In bun­ten Far­ben wusste meine Gross­mutter von der «schön­sten Zeit mei­nes Lebens» zu berich­ten. Von der stren­gen Madame und vom rau­schen­den Leben im Paris der 1920er Jahre, das sie in den freien Stun­den zusam­men mit ihrem Lieb­sten ent­deckt und auf­ge­so­gen hat. Sie muss damals sehr glück­lich gewe­sen sein, vol­ler Lebens­lust und Neu­gier. Gefühle, die sie sich in ihren Erin­ne­run­gen bewahrte, obschon ihr das Leben spä­ter nicht nur Gutes beschert hat.
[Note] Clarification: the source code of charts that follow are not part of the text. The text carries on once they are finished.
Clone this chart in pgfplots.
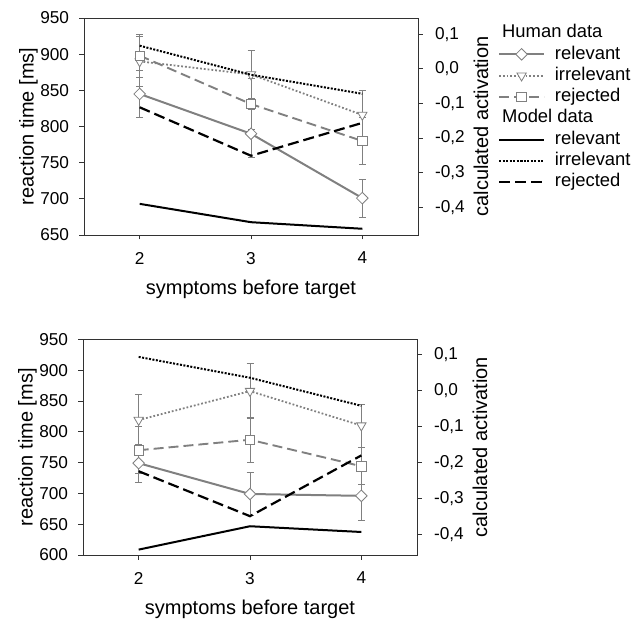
\documentclass[border=0pt]{standalone}
\usepackage{fontspec}
\setmainfont{Liberation Sans}
\usepackage{pgfplots}
\pgfplotsset{compat=1.18}

\definecolor{hgray}{RGB}{128,128,128}
\definecolor{frm}{RGB}{50,50,50}

\pgfplotsset{
  base/.style={
    scale only axis, width=334pt,
    xmin=1.5, xmax=4.5, xtick={2,3,4},
    tick align=outside, major tick length=4.5pt,
    tick style={frm, line width=0.8pt},
    axis line style={frm, line width=0.8pt},
    tick label style={font=\fontsize{17.2}{20}\selectfont},
    xticklabel style={yshift=-9pt},
    label style={font=\fontsize{20}{24}\selectfont},
    /pgf/number format/assume math mode=true,
    legend image code/.code={\draw[mark repeat=2,mark phase=2] plot coordinates {(0pt,0pt) (22.5pt,0pt) (45pt,0pt)};},
  },
  lefta/.style={base, xtick pos=bottom, ytick pos=left,
    yticklabel style={xshift=-7pt},
    ylabel={reaction time [ms]},
    ylabel style={at={(axis description cs:-0.166,0.5)}, anchor=center},
    xlabel={symptoms before target},
    xlabel style={at={(axis description cs:0.5,-0.25)}, anchor=center},
  },
  righta/.style={base, axis x line=none, axis y line*=right,
    ytick={-0.4,-0.3,-0.2,-0.1,0,0.1},
    yticklabel style={xshift=9pt, /pgf/number format/.cd, fixed, fixed zerofill, precision=1, use comma},
    ylabel={calculated activation},
    ylabel style={at={(axis description cs:1.1886,0.5)}, anchor=center},
  },
  hrel/.style={hgray, solid, line width=2pt, mark=square*, mark options={rotate=45, fill=white, draw=hgray, solid, line width=0.8pt, mark size=4.1pt}},
  hirr/.style={hgray, dash pattern=on 1.8pt off 2pt, line width=1.8pt, mark=triangle*, mark options={rotate=180, fill=white, draw=hgray, solid, line width=0.8pt, mark size=5.4pt}},
  hrej/.style={hgray, dash pattern=on 10pt off 5pt, line width=1.9pt, mark=square*, mark options={fill=white, draw=hgray, solid, line width=0.8pt, mark size=4.7pt}},
  mrel/.style={black, solid, line width=2pt, mark=none},
  mirr/.style={black, dash pattern=on 2pt off 1.5pt, line width=2pt, mark=none},
  mrej/.style={black, dash pattern=on 11pt off 5pt, line width=2.2pt, mark=none},
  eb/.style={error bars/.cd, y dir=both, y explicit,
    error mark=|,
    error bar style={hgray, solid, line width=0.8pt},
    error mark options={hgray, solid, line width=0.8pt, mark size=3.5pt}},
}

\begin{document}
\begin{tikzpicture}
\useasboundingbox (0,0) rectangle (640pt,619pt);

% ---------- top panel ----------
\begin{axis}[lefta, at={(84pt,384pt)}, anchor=south west, height=217pt,
  ymin=650, ymax=950, ytick={650,700,750,800,850,900,950}]
\addplot[hrel, eb] coordinates {(2,845) +- (0,32) (3,790) +- (0,33) (4,701) +- (0,26)};
\addplot[hirr, eb] coordinates {(2,890) +- (0,35) (3,872) +- (0,33) (4,816) +- (0,34)};
\addplot[hrej, eb] coordinates {(2,898) +- (0,30) (3,831) +- (0,35) (4,780) +- (0,33)};
\end{axis}
\begin{axis}[righta, at={(84pt,384pt)}, anchor=south west, height=217pt,
  ymin=-0.48, ymax=0.147,
  legend cell align=left,
  legend style={at={(1.2395,0.971)}, anchor=north west, draw=none, fill=none,
    inner sep=0pt, outer sep=0pt, font=\fontsize{18.4}{22}\selectfont,
    nodes={inner sep=0pt, text height=13.5pt, text depth=4pt},
    row sep=3.8pt, column sep=9.7pt}]
\addlegendimage{empty legend}\addlegendentry{\hspace*{-52.7pt}Human data}
\addlegendimage{hrel}\addlegendentry{relevant}
\addlegendimage{hirr}\addlegendentry{irrelevant}
\addlegendimage{hrej}\addlegendentry{rejected}
\addlegendimage{empty legend}\addlegendentry{\hspace*{-52.7pt}Model data}
\addplot[mrel] coordinates {(2,-0.390) (3,-0.443) (4,-0.462)};
\addlegendentry{relevant}
\addplot[mirr] coordinates {(2,0.067) (3,-0.017) (4,-0.072)};
\addlegendentry{irrelevant}
\addplot[mrej] coordinates {(2,-0.111) (3,-0.251) (4,-0.156)};
\addlegendentry{rejected}
\end{axis}

% ---------- bottom panel ----------
\begin{axis}[lefta, at={(83pt,64pt)}, anchor=south west, height=215.7pt,
  ymin=600, ymax=950, ytick={600,650,700,750,800,850,900,950}]
\addplot[hrel, eb] coordinates {(2,749) +- (0,31) (3,699) +- (0,35) (4,696) +- (0,40)};
\addplot[hirr, eb] coordinates {(2,819) +- (0,42) (3,866) +- (0,45) (4,810) +- (0,35)};
\addplot[hrej, eb] coordinates {(2,770) +- (0,38) (3,787) +- (0,36) (4,744) +- (0,30)};
\end{axis}
\begin{axis}[righta, at={(83pt,64pt)}, anchor=south west, height=215.7pt,
  ymin=-0.458, ymax=0.142]
\addplot[mrel] coordinates {(2,-0.443) (3,-0.378) (4,-0.394)};
\addplot[mirr] coordinates {(2,0.093) (3,0.035) (4,-0.043)};
\addplot[mrej] coordinates {(2,-0.225) (3,-0.350) (4,-0.181)};
\end{axis}
\end{tikzpicture}
\end{document}
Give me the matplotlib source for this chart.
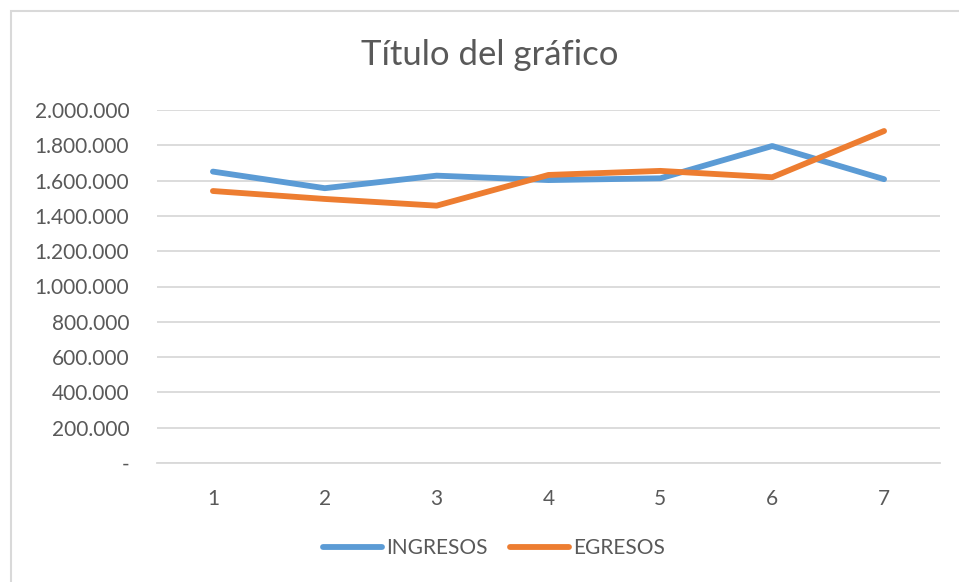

Wenn sie uns an ihren Paris-Geschich­ten teil­ha­ben liess, erwachte in ihr das unbe­schwerte fröh­li­che Mäd­chen von damals. Und in mir die Sehn­sucht nach einer Zeit und einem Ort des Glücks.

Bis heute sehe ich die Bil­der vom jun­gen Paar, wie es durch die Stras­sen des Quar­tier Latin schlen­dert. Ver­liebt, aber stets auf der Hut: Sobald ein «Flic» auf­tauchte, musste sich mein Gross­va­ter, der sich ja ille­gal in Paris auf­hielt, im näch­sten Haus­ein­gang in Sicher­heit brin­gen, um nicht kon­trol­liert zu wer­den. Gerne schil­derte meine Gross­mutter mit Schalk in den Augen und einem ver­schmitz­ten Lächeln, wie ihr Charme und ihre Schlag­fer­tig­keit den Freund mehr als ein­mal vor Busse, Knast oder Aus­wei­sung bewahr­ten. In mei­ner Vor­stel­lung sehe ich die Szene und den Haus­ein­gang – gleich neben dem Moulin Rouge…
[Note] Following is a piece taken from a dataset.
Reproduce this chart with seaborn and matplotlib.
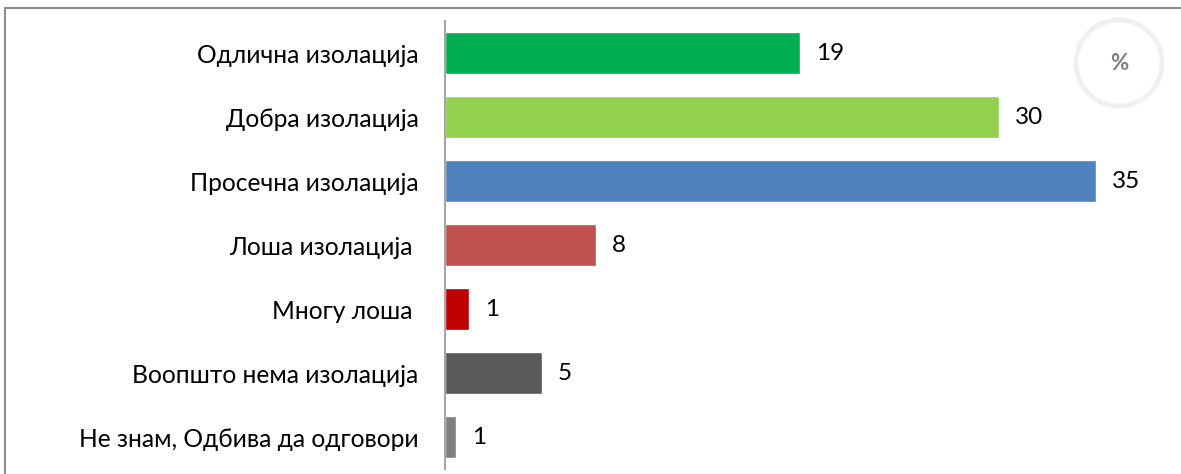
import matplotlib
matplotlib.use("Agg")
import matplotlib.pyplot as plt
import seaborn as sns
import pandas as pd
from matplotlib.patches import Rectangle, Circle

categories = ["Одлична изолација", "Добра изолација", "Просечна изолација",
              "Лоша изолација ", "Многу лоша ", "Воопшто нема изолација",
              "Не знам, Одбива да одговори"]
values = [19.1, 29.8, 35.0, 8.1, 1.3, 5.2, 0.6]
labels = ["19", "30", "35", "8", "1", "5", "1"]
colors = ["#00B050", "#92D050", "#4F81BD", "#C0504D", "#C00000", "#595959", "#808080"]

df = pd.DataFrame({"cat": categories, "val": values})

sns.set_style("white")
plt.rcParams["font.family"] = ["Lato", "DejaVu Sans"]

W, H = 1181, 474
fig = plt.figure(figsize=(W / 100, H / 100), dpi=100)
ax = fig.add_axes([445 / W, 1 - 469 / H, 707 / W, 448 / H])

sns.barplot(data=df, x="val", y="cat", hue="cat", palette=colors, legend=False,
            width=0.67, saturation=1, ax=ax, orient="h")
ax.set_xlim(0, 38)
ax.set_ylim(6.5, -0.5)
ax.set_xlabel("")
ax.set_ylabel("")
ax.set_xticks([])
for s in ["top", "right", "bottom"]:
    ax.spines[s].set_visible(False)
ax.spines["left"].set_color("#a6a6a6")
ax.spines["left"].set_linewidth(1.5)
ax.tick_params(axis="y", length=0, pad=19, labelsize=17.7, labelcolor="#000000")

for i, (v, lab) in enumerate(zip(values, labels)):
    ax.text(v + 0.85, i, lab, va="center", ha="left", fontsize=17.5, color="#000000")

# chart frame (right and bottom edges fall outside the picture)
fig.patches.append(Rectangle((4.5 / W, -0.1), 2, 1.1 - 7.5 / H, transform=fig.transFigure,
                             fill=False, edgecolor="#8c8c8c", linewidth=1.5))

# percent badge
fig.patches.append(Circle((1119, H - 63), 43, transform=None, fill=False,
                          edgecolor="#f0f0f0", linewidth=3.5))
fig.text(1119 / W, 1 - 64 / H, "%", ha="center", va="center", fontsize=16,
         color="#7f7f7f", fontweight="bold")

fig.savefig("out.png", dpi=100)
Ich weiss nicht genau, wie lange die bei­den in Paris geblie­ben sind. Allzu bald, so emp­fand es meine Gross­mutter, war die grosse Frei­heit, weit weg von Fami­lie und Dorf, vor­bei. Mein Gross­va­ter hatte einen Stu­di­en­platz am Tech­ni­kum in Biel zuge­si­chert erhal­ten. Für ihn, den Sohn eines Loko­mo­tiv­füh­rers, eine grosse Chance – aber auch Ver­pflich­tung: Die Aus­bil­dung ver­sprach Ein­kom­men und die Mög­lich­keit, nicht nur eine Fami­lie zu grün­den, son­dern auch für Eltern und Geschwi­ster zu sorgen.
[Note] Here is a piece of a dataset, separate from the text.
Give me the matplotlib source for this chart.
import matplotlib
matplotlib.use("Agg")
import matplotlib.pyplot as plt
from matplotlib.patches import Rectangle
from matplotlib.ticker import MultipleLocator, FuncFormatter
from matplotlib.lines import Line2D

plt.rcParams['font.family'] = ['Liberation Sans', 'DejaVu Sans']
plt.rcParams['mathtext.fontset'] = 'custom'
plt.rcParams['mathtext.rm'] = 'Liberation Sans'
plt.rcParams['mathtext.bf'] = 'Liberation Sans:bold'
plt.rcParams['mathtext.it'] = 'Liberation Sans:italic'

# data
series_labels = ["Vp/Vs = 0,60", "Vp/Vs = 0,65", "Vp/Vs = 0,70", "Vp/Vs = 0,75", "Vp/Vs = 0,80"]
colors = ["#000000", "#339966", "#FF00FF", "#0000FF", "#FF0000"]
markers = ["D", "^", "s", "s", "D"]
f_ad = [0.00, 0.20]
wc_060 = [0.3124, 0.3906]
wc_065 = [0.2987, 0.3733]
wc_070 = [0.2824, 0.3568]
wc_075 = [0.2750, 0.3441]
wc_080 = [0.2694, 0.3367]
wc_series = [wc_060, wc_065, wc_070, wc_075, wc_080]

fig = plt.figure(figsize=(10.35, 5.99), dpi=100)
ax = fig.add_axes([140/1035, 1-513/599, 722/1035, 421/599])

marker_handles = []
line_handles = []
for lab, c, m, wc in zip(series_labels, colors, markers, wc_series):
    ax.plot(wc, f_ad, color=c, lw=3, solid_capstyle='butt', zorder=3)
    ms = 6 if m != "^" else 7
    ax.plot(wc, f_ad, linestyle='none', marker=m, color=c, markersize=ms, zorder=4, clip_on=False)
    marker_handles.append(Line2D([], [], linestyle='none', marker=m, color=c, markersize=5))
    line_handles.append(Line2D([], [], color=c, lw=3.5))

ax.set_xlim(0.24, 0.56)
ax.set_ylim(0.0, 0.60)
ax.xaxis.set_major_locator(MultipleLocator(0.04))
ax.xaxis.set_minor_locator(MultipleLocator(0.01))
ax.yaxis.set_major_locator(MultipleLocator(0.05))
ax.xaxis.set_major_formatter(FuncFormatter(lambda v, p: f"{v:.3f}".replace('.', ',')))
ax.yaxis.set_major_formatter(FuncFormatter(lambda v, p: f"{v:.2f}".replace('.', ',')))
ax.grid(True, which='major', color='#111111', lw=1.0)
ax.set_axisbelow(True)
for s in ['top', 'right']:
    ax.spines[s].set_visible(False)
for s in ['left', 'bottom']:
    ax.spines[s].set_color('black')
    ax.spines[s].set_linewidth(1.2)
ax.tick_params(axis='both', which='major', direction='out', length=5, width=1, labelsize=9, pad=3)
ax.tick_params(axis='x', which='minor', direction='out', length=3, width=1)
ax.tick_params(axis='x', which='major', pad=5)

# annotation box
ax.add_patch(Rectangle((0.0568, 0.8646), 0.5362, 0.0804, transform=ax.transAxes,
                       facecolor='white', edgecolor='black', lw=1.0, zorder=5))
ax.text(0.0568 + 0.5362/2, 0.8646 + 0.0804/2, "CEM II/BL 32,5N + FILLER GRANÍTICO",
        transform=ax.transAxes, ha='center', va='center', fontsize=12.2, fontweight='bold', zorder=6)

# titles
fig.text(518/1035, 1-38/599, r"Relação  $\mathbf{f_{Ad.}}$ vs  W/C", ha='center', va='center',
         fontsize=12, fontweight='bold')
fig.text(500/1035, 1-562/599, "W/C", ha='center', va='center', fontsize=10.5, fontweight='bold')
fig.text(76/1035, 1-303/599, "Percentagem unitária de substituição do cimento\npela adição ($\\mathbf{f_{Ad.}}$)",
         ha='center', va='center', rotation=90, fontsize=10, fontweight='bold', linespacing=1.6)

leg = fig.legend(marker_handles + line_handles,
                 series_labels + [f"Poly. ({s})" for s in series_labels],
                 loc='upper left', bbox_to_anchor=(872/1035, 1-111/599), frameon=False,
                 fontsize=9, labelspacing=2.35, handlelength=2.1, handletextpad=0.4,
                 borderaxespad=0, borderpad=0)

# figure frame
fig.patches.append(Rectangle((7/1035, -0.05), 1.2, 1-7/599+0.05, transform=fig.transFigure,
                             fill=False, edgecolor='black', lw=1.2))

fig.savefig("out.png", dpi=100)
Vor der Rück­reise scheint sich das Paar in der «Stadt der Liebe» dann noch ver­lobt zu haben. Die Post­karte, die zu die­sem Ereig­nis gedruckt und ver­schickt wurde, stammt aus einem Pari­ser Foto­stu­dio. La Photo-Méca­ni­que, 43 Bd St. Mar­tin, steht auf der Rück­seite der Karte, die ich im Fami­li­en­ar­chiv gefun­den habe. Dazu die Jahr­zahl 1926.

Auf der Vor­der­seite der Karte, zwei junge Men­schen, die sich für den beson­de­ren Anlass fein gemacht haben. Er trägt Kra­watte mit dem damals übli­chen Kläpp­chen­kra­gen­hemd und Kit­tel, sie eine Jacke mit modi­schem Kra­gen, im Décol­leté eine schlichte Kette mit Anhän­ger. Ihr Gesicht ist von eben­mäs­si­ger Schön­heit, der Blick offen, vol­ler Selbst­ver­trauen und Zuversicht. 

So schaut sie mich an. Auch heute noch, an ihrem 112. Geburts­tag, 90 Jahre nach ihrer Verlobung.